A investigação da PF mostra diálogos entre alguns militares “supostamente golpistas” que sinalizavam a expectativa de que “medidas radicais” tivessem que ser adotadas para “reverter o resultado do pleito”, “emergindo, inclusive, a tática de investir contra militares não alinhados às iniciativas de golpe, também por meio de disseminação de notícias falsas, tudo com o objetivo de incitar os integrantes do meio militar a se voltarem contra os comandantes que se posicionam contra o intento criminoso”.

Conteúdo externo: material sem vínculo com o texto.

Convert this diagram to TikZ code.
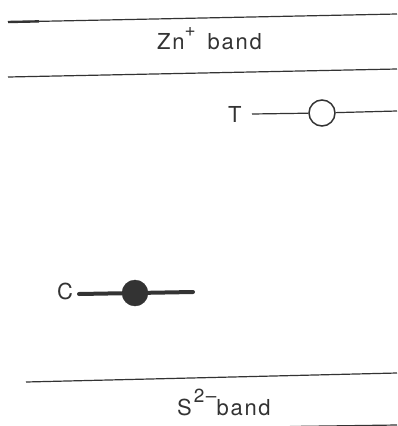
\documentclass[tikz,border=0pt]{standalone}
\usepackage{fontspec}
\setmainfont{TeX Gyre Heros}[LetterSpace=8]
\usepackage{xcolor}
\usetikzlibrary{positioning,calc}

\definecolor{ink}{HTML}{333333}
\newcommand{\upscript}[1]{\raisebox{0.55em}{\fontsize{19}{19}\selectfont #1}}

\begin{document}
\begin{tikzpicture}[x=1pt,y=-1pt,
        bandline/.style={draw=ink,line width=1.2pt},
        lbl/.style={text=ink,inner sep=0pt,font=\fontsize{22}{23}\selectfont},
        level/.style={draw=ink,line width=1.2pt},
        trap/.style={draw=ink,circle,line width=1.5pt,fill=white,minimum size=26pt,inner sep=0pt},
        centre/.style={draw=ink,circle,fill=ink,minimum size=26pt,inner sep=0pt}]
        \useasboundingbox (0,0) rectangle (397,426);

        % Zn+ band edges
        \coordinate (zt1) at (8,22);
        \coordinate (zt2) at (397,14);
        \coordinate (zb1) at (8,77);
        \coordinate (zb2) at (397,69);
        \draw[bandline] (zt1) -- (zt2);
        \draw[bandline,line width=2.4pt] (zt1) -- ($(zt1)!0.08!(zt2)$);
        \draw[bandline] (zb1) -- (zb2);
        \node[lbl,anchor=base west] (zn) at (157,49) {Zn\upscript{+}\hspace{12pt}band};

        % T level
        \node[lbl,anchor=base west] (T) at (228,122) {T};
        \coordinate (t1) at (252,114);
        \coordinate (t2) at (397,111);
        \node[trap] (tc) at (322,113) {};
        \draw[level] (t1) -- (tc);
        \draw[level] (tc) -- (t2);

        % C level
        \node[lbl,anchor=base west] (C) at (57,299) {C};
        \coordinate (c1) at (79,294);
        \coordinate (c2) at (193,292);
        \draw[level,line width=4pt,line cap=round] (c1) -- (c2);
        \node[centre] (cc) at (135,293) {};

        % S2- band edges
        \coordinate (st1) at (26,382);
        \coordinate (st2) at (397,373);
        \coordinate (sb1) at (290,426.5);
        \coordinate (sb2) at (397,425);
        \draw[bandline] (st1) -- (st2);
        \draw[bandline] (sb1) -- (sb2);
        \node[lbl,anchor=base west] (s) at (177,415) {S\hspace{2pt}\upscript{2--}band};
    \end{tikzpicture}
\end{document}
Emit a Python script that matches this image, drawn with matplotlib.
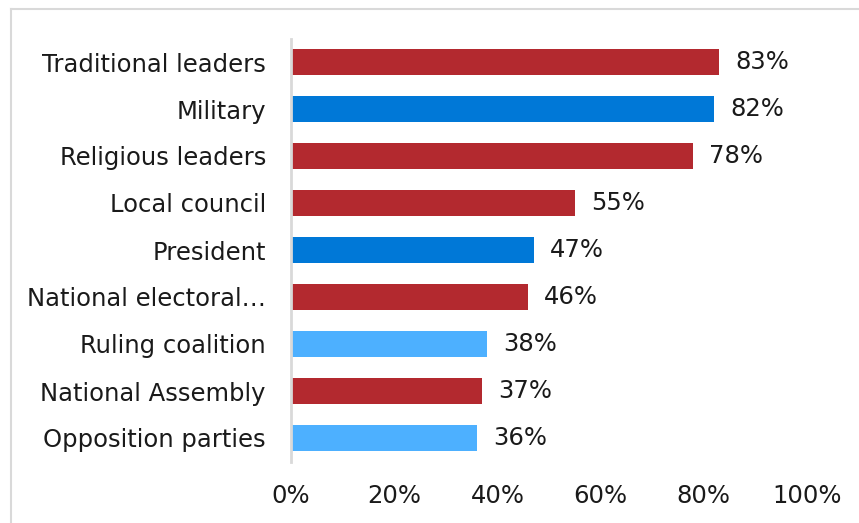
import matplotlib.pyplot as plt
from matplotlib.lines import Line2D

categories = ["Traditional leaders", "Military", "Religious leaders", "Local council",
              "President", "National electoral\u2026", "Ruling coalition",
              "National Assembly", "Opposition parties"]
values = [83, 82, 78, 55, 47, 46, 38, 37, 36]
groups = ["red", "dark", "red", "red", "dark", "red", "light", "red", "light"]
palette = {"red": "#B3292F", "dark": "#0078D7", "light": "#4DB0FF"}
xticks = [0, 20, 40, 60, 80, 100]

plt.rcParams['font.family'] = ['DejaVu Sans']
FS = 17.5
TXT = "#1a1a1a"

fig = plt.figure(figsize=(8.59, 5.23), dpi=100)
ax = fig.add_axes([291 / 859, 1 - 461.5 / 523, (807 - 291) / 859, (461.5 - 38.5) / 523])

ypos = list(range(len(categories)))
ax.barh(ypos, values, height=0.56, color=[palette[g] for g in groups])
ax.set_ylim(len(categories) - 0.5, -0.5)
ax.set_xlim(0, 100)
ax.set_yticks(ypos)
ax.set_yticklabels(categories, fontsize=FS, color=TXT)
ax.set_xticks(xticks)
ax.set_xticklabels([f"{t}%" for t in xticks], fontsize=FS, color=TXT)
ax.tick_params(axis='both', length=0)
ax.tick_params(axis='y', pad=18)
ax.tick_params(axis='x', pad=16)

for s in ["top", "right", "bottom"]:
    ax.spines[s].set_visible(False)
ax.spines["left"].set_color("#D9D9D9")
ax.spines["left"].set_linewidth(2)

for y, v in zip(ypos, values):
    ax.annotate(f"{v}%", (v, y), xytext=(16, 0), textcoords="offset pixels",
                va="center", ha="left", fontsize=FS, color=TXT)

# outer frame lines
fig.add_artist(Line2D([11 / 859, 11 / 859], [0, 1 - 9 / 523], transform=fig.transFigure,
                      color="#D9D9D9", lw=1.5))
fig.add_artist(Line2D([11 / 859, 1], [1 - 9 / 523, 1 - 9 / 523], transform=fig.transFigure,
                      color="#D9D9D9", lw=1.5))

fig.savefig("out.png", dpi=100)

O inquérito aponta também que o então ministro Braga Netto tinha uma "forte atuação inclusive nas providências voltadas à incitação contra membros das Forças Armadas que não estavam coadunadas aos intentos golpistas". Mensagens reproduzidas a partir do WhatsApp dele apontam uma forte pressão sobre Freire Gomes, como a ameaça de protestos em frente a casa dele.
Outro trecho do inquérito aponta a participação do ex-ministro general Augusto Heleno (GSI) e dos ex-ajudantes de ordens Marcelo Câmara e Mauro Cid em um "núcleo de inteligência paralela" que era responsável pela "coleta de dados e informações que pudessem auxiliar a tomada de decisões e Bolsonaro na consumação do golpe de Estado".
Este núcleo teria monitorado os ministros do STF e outras autoridades utilizando ferramentas para "garantir sua captura e detenção nas primeiras horas do início daquele plano".
À Gazeta do Povo, o Exército informou que acompanha a operação deflagrada pela Polícia Federal "prestando todas as informações necessárias às investigações conduzidas por aquele órgão".
Diferente do que foi publicado anteriormente, a decisão do Supremo que embasou a operação Tempos Veritatis não afirma que o ex-presidente Jair Bolsonaro frustrou movimento baseado em uma "minuta de golpe”. O texto diz que o alegado movimento foi frustrado por circunstâncias alheias à vontade dos agentes.